| | |
Summary: Using a Relational Database for Scalable XML Search
Rebecca J. Cathey, Steven M. Beitzel, Eric C. Jensen, David Grossman, Ophir Frieder
Information Retrieval Laboratory
Department of Computer Science
Illinois Institute of Technology
Chicago, IL 60616
{cathey, beitzel, jensen, grossman, frieder}@ ir.iit.edu
June 3, 2007
Abstract
XML is a flexible and powerful tool that enables information and security sharing in heterogeneous environments.
Scalable technologies are needed to effectively manage the growing volumes of XML data. A wide variety of methods
exist for storing and searching XML data; the two most common techniques are conventional tree-based and relational
approaches. Tree-based approaches represent XML as a tree and use indexes and path join algorithms to process
queries.

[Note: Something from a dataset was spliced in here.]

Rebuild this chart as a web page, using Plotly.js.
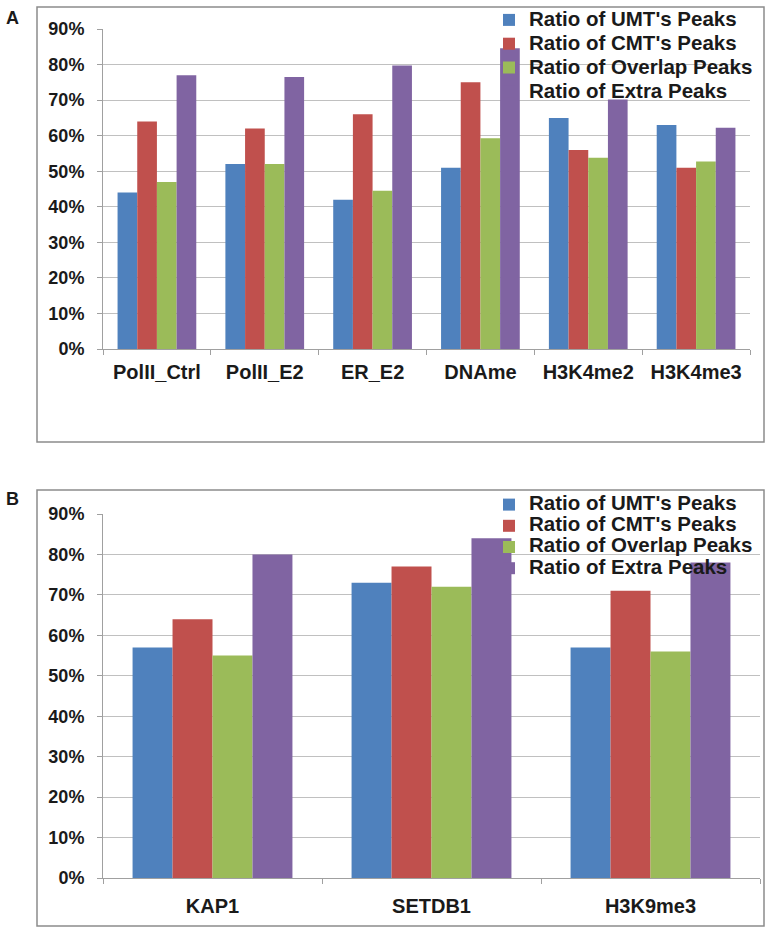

In contrast, the relational approach utilizes the power of a mature relational database to store and search
XML. This method relationally maps XML queries to SQL and reconstructs the XML from the database results. To
date, the limited acceptance of the relational approach to XML processing is due to the need to redesign the relational
schema each time a new XML hierarchy is defined. We, in contrast, describe a relational approach that is fixed schema
eliminating the need for schema redesign at the expense of potentially longer runtimes. We show, however, that these
potentially longer runtimes are still significantly shorter than those of the tree approach.
We use a popular XML benchmark to compare the scalability of both approaches. We generated large collections
|